I get Achilles now.  Sometimes, I feel just like him (meaning I want to throw my hands in the air and yell, "Fuck that shit!" when Agamemnon comes into my office to demand some new token of servility from me or one of my subordinates).  But I am not made to fight the system.  I am not built for virtuous suicide, though I finally think I understand it.  No, I am Odysseus, the hateful wretch who serves Agamemnon so well that nobody notices his rebellion until the war is over, the ships are gone, and he is heading home to claim the only thing that really matters to him--his family.  When it comes down to fight or flight, I will always flee (like Odysseus: he only fights when the other side is asleep or unarmed or otherwise at a significant disadvantage).  I run from shipwreck to shipwreck--from the ruin of my religious vocation to the ruin of my professional career, and so on and on being hated and cast out until I finally find my death.  But I have my family meantime, which is more than Achilles or Agamemnon (especially the latter, for all his rhetorical fuss and bluster about traditional values) can boast.  My wife won't stab me in the back.  My sons aren't out to eat their parents.  My parents aren't distant Olympians.  Agamemnon can keep his gifts, his kingdom, his honor, whatever carrot or stick he is currently using to goad sweating slaves.  I don't want it.

Now, if you will excuse me, your Majesty, I am going to get busy building some kind of boat, so that I can leave your Highness and the Achaeans to do whatever it is you came to do with the Trojans.  I have other things to do, other places to be, other paths to tread.  Viam aut inveniam aut faciam ultra te saevosque canes tuos.   

1 comment:

  1. Some afterthoughts.
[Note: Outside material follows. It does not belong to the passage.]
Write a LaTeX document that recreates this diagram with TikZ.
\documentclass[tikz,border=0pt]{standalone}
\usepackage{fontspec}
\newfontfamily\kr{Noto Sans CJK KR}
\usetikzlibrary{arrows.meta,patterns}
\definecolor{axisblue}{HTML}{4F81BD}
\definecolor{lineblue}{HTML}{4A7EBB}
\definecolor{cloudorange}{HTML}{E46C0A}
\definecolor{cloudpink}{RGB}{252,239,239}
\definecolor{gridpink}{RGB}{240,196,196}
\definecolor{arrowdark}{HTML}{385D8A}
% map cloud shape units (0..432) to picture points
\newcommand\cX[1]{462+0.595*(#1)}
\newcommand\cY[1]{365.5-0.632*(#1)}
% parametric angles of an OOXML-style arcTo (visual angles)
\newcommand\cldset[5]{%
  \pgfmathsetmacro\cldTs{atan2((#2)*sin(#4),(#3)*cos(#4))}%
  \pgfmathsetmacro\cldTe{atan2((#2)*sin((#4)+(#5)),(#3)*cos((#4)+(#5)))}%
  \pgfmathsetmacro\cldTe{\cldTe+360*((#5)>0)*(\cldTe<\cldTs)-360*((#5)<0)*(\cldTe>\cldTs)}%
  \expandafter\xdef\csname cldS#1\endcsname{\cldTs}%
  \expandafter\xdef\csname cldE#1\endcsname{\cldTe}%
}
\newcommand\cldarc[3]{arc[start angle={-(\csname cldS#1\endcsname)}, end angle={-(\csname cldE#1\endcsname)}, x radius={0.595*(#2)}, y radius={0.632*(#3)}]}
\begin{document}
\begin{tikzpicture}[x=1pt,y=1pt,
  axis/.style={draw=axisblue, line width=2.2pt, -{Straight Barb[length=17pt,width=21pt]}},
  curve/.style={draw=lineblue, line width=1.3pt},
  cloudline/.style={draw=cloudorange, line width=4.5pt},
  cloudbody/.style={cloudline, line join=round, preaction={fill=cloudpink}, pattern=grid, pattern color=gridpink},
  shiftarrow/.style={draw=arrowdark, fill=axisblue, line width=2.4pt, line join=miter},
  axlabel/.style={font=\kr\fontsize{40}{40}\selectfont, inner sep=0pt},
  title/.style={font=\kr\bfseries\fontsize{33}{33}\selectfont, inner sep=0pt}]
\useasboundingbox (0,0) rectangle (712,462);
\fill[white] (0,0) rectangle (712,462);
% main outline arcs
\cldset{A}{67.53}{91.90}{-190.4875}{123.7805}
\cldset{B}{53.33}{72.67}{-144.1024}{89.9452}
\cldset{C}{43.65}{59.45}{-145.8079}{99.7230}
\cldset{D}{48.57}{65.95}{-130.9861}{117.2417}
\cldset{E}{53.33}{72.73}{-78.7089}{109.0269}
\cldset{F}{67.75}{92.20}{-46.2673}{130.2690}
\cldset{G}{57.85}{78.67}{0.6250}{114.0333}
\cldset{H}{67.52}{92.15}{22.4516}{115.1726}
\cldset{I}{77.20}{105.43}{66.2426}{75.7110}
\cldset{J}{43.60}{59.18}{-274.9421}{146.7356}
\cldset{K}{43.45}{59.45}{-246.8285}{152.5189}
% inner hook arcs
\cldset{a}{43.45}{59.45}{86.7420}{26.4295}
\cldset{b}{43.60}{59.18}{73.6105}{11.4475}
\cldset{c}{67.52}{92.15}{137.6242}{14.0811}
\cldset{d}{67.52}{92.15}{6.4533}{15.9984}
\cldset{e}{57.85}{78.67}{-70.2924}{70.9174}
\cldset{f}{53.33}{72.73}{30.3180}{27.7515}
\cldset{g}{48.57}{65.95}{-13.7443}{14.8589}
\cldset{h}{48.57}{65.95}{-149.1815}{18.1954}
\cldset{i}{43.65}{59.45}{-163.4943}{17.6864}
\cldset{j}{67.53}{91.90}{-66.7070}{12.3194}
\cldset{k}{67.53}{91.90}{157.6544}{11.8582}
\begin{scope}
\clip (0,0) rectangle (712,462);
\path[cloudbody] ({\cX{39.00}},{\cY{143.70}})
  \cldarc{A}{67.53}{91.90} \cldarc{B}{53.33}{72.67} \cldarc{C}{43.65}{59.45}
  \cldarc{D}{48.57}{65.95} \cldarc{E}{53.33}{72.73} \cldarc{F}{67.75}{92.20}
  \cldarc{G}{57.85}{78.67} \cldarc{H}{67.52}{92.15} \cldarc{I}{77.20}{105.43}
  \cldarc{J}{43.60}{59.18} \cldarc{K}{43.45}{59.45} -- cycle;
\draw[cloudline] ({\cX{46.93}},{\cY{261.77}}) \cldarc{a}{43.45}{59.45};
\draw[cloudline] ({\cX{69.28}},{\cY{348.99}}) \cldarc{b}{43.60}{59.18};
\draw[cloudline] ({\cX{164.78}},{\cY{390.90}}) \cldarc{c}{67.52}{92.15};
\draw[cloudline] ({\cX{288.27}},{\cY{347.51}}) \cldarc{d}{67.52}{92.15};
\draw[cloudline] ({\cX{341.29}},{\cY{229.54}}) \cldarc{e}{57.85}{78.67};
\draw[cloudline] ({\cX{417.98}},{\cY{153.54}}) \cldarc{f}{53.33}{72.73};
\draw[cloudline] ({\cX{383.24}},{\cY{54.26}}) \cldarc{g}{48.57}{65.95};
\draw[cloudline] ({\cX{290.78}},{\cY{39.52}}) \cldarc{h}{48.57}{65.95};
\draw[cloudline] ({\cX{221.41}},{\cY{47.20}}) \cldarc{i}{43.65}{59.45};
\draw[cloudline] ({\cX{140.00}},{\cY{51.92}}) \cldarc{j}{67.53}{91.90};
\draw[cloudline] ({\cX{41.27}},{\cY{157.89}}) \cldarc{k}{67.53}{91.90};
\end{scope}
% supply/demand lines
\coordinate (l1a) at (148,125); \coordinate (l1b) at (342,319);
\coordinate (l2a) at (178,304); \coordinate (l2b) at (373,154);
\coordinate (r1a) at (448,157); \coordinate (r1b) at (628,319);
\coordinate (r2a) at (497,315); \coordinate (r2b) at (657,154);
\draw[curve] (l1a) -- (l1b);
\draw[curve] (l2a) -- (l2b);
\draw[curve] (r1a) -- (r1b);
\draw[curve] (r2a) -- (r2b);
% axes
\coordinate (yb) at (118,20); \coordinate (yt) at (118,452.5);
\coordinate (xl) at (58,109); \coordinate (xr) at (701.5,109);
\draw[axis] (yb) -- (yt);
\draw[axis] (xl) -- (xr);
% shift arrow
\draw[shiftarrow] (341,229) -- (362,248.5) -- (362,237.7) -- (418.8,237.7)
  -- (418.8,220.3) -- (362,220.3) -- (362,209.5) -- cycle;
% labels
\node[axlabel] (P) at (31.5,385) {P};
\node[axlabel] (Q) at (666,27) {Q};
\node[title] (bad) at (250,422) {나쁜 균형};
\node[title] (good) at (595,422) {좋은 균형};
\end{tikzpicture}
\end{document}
As one climbs the corporate ladder in religion, politics, or academia, it is actually harder in some ways to deal with success than failure. Failure invites introspection, course correction, humility, virtuous poverty (that distinguishes empty desires from real needs). Success invites the opposite of all these things, tempting us to let others define us, to presume that our current course is good, to become arrogant when something or someone challenges this complacency, to wax fat and kick those we deem beneath us (surely their poverty is a fault in virtue rather than the opposite). In the pursuit of virtue, what one really wants is the character of Grigori Perelman. One wants the single-minded dedication to good work that creates real beauty, and the moral fortitude to refuse all of the prizes that the world tries to bestow when against all odds that beauty comes within sight of its lecherous eyes.

    I aspire to be a classicist who does the best work he can and then refuses to take honors and accolades for it (whether I deserve them or not: I must come to the place where, like Perelman, I simply do not care at all either way). I see this now. I embrace it. I will make it part of my character as a humanist, that I refuse to take honor or prestige for myself in exchange for whatever fruits my humanism might produce. I don't spurn all those who do take such rewards--that would be a poor way to spend my life--but my own work will occur in deliberate isolation from the academic cursus honorum (which I renounce as immoral and unvirtuous for me, though it may be a source of good to someone else).